Coastal erosion and coastal floods
New Orleans’ future threatened by sea level rise and coastal erosion
May 7, 2026

‘The window of opportunity to save the New Orleans area in the long run has probably closed’. In a recent article in the scientific journal Nature Sustainability on New Orleans’ future in a changing climate, scientists argue that sea level rise, subsidence, and coastal erosion make a relocation of more than one million people in the region inevitable.
Most exposed in the world
New Orleans is in the central US Gulf Coast, the single most exposed low-elevation coastal zone in the world in terms of projected relative sea level rise throughout this century. Already at about 3 mm per year, the coastal wetlands in this region start to drown. Widespread conversion of this low-elevation coastal zone into open water is probably unavoidable, the authors conclude. The future of more than a million inhabitants is at stake.
The high vulnerability of this region to relative sea level rise is due to the microtidal regime of the Gulf of Mexico. The tidal range in Louisiana is less than 0.5 m. Therefore, it takes only a short time of accelerated relative sea level rise to drown these wetlands.
The past is the key to the future
The authors of this study took the situation of the previous interglacial, 125,000 years before present, as a reference to assess the likely sea level rise in the coming centuries. They conclude that relative sea level rise in this region will probably be 3–7 m in the long run, with a shoreline bound to migrate as much as 100 km inland.
Erosion is threatening New Orleans
In addition to relative sea level rise, erosion of the Mississippi Delta is threatening New Orleans. The delta has grown since the slowdown of global sea level rise about 7,000 years ago but the situation reversed one century ago. Now, coastal wetland loss is the dominant environmental challenge for this region. The total area lost since the 1930s exceeds 5,000 km2. The erosion is due to a reduction of sediment input from the Mississippi River because of embankments, subsidence due to the extraction of fossil fuels, and damming of the Missouri River, the main sediment source of the delta. In addition, canals excavated mostly for the oil and gas industry have accelerated saltwater intrusion and wave erosion, further exacerbating the problem.
Coastal Louisiana, including New Orleans, is now being threatened by a combination of many challenges: accelerating sea level rise, subsidence, reduced sediment input from the rivers, and intensifying tropical cyclones due to climate change.
Managed relocation
According to the authors, depopulation of the region is already under way since 2000, especially following major hurricane seasons. Rising insurance premiums can become a major factor influencing out-migration.

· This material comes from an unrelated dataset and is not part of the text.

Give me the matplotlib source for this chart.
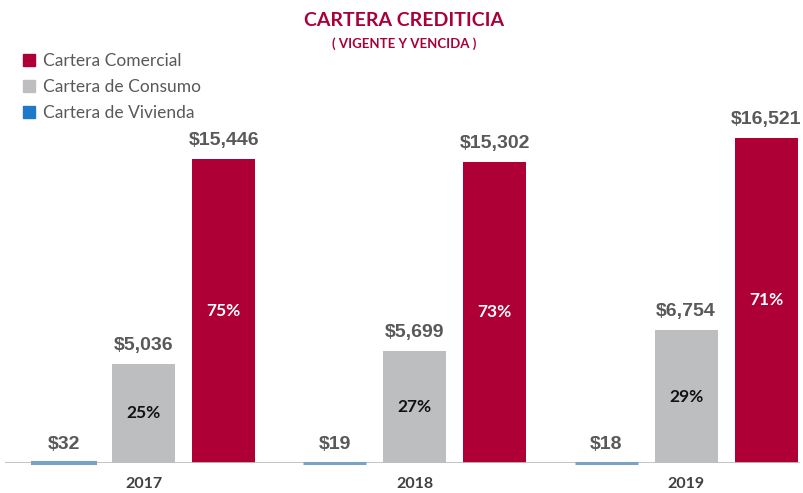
import matplotlib
matplotlib.use("Agg")
import matplotlib.pyplot as plt
import numpy as np
from matplotlib.patches import Patch

years = ["2017", "2018", "2019"]
vivienda = [32, 19, 18]
consumo = [5036, 5699, 6754]
comercial = [15446, 15302, 16521]
pct_consumo = ["25%", "27%", "29%"]
pct_comercial = ["75%", "73%", "71%"]

c_com = "#AE0036"
c_con = "#BDBEC0"
c_viv = "#7AA3C3"
c_viv_leg = "#1F78C8"
c_lab = "#595959"
c_title = "#A8003A"

fig = plt.figure(figsize=(8.04, 4.93), dpi=100)
ax = fig.add_axes([5 / 804, 30 / 493, 795 / 804, 363 / 493])

x = np.arange(len(years))
w = 0.232
step = 0.295

ax.bar(x, consumo, w, color=c_con, zorder=2)
ax.bar(x + step, comercial, w, color=c_com, zorder=2)
ax.axhline(0, color="#BFBFBF", linewidth=2, zorder=3)
# housing bars are tiny; give them a visible edge so they sit on the baseline
ax.bar(x - step, vivienda, w, color=c_viv, edgecolor=c_viv, linewidth=2.2,
       zorder=4, clip_on=False)

ax.set_xlim(-0.511, 2.42)
ax.set_ylim(0, 18445)

lab_font = dict(family="Liberation Sans", fontweight="bold", color=c_lab, fontsize=14)
for i in range(len(years)):
    ax.text(x[i] - step, vivienda[i] + 500, f"${vivienda[i]:,}", ha="center", va="bottom", **lab_font)
    ax.text(x[i], consumo[i] + 500, f"${consumo[i]:,}", ha="center", va="bottom", **lab_font)
    ax.text(x[i] + step, comercial[i] + 500, f"${comercial[i]:,}", ha="center", va="bottom", **lab_font)
    ax.text(x[i], consumo[i] / 2, pct_consumo[i], ha="center", va="center",
            family="Lato", fontweight="bold", fontsize=12.5, color="#111111")
    ax.text(x[i] + step, comercial[i] / 2, pct_comercial[i], ha="center", va="center",
            family="Lato", fontweight="bold", fontsize=12.5, color="white")
    ax.text(x[i], -700, years[i], ha="center", va="top",
            family="Lato", fontweight="bold", fontsize=11.5, color="#404040")

for s in ax.spines.values():
    s.set_visible(False)
ax.set_xticks([])
ax.set_yticks([])

fig.text(404 / 804, 1 - 20 / 493, "CARTERA CREDITICIA", ha="center", va="center",
         family="Lato", fontweight="bold", fontsize=14, color=c_title)
fig.text(404 / 804, 1 - 44 / 493, "( VIGENTE Y VENCIDA )", ha="center", va="center",
         family="Lato", fontweight="bold", fontsize=9.5, color=c_title)

handles = [Patch(color=c_com), Patch(color=c_con), Patch(color=c_viv_leg)]
labels = ["Cartera Comercial", "Cartera de Consumo", "Cartera de Vivienda"]
leg = fig.legend(handles, labels, loc="upper left", bbox_to_anchor=(14 / 804, 1 - 44 / 493),
                 frameon=False, handlelength=0.7, handleheight=0.7, handletextpad=0.45,
                 labelspacing=0.58, prop=dict(family="Lato", size=12.5), borderpad=0)
for t in leg.get_texts():
    t.set_color(c_lab)

fig.savefig("out.png", dpi=100)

Louisiana should develop policies to relocate the population of New Orleans and other residents in the low-elevation coastal zone of the state, the authors advise, rather than waiting and only taking action under crisis conditions. Many residents adapt in place through home elevation, flood-proofing, insurance and lifestyle modifications. The authors stress that this current practice is undesirable since it creates additional barriers – a lock-in – to future mobility.
The authors are aware that managed relocation may at present seem too disruptive, considering the uncertainties about the timeline of relative sea level rise. But relocation is a long-term process that cannot be put off, they argue. The longer this is put off, the more challenging it will become. The time left for an orderly relocation – during relatively stable conditions – is probably no more than decades.
Buy time
In the meantime, Louisiana should slow wetland loss to buy time. In this respect, the decision to cancel sediment diversions in the river system, which were intended to transport sediments to the eroding coastline, is catastrophic. In the words of the authors, ‘abandoning large sediment diversions effectively means giving up on extensive portions of coastal Louisiana, including the New Orleans area’. The embanked New Orleans area may well be surrounded by the Gulf of Mexico before the end of this century, they warn.
This is not the first time the lead author spoke out so clearly about New Orleans’ future. In an article in the journal Science Advances he already concluded that ‘the disintegration of the coastal marsh had already crossed an irreversible tipping point and New Orleans, in the best-case scenario, would one day be an island in the Gulf of Mexico, some 30 miles off the coast’. What is new in the recent article is the author’s call to start planning for relocation of the population.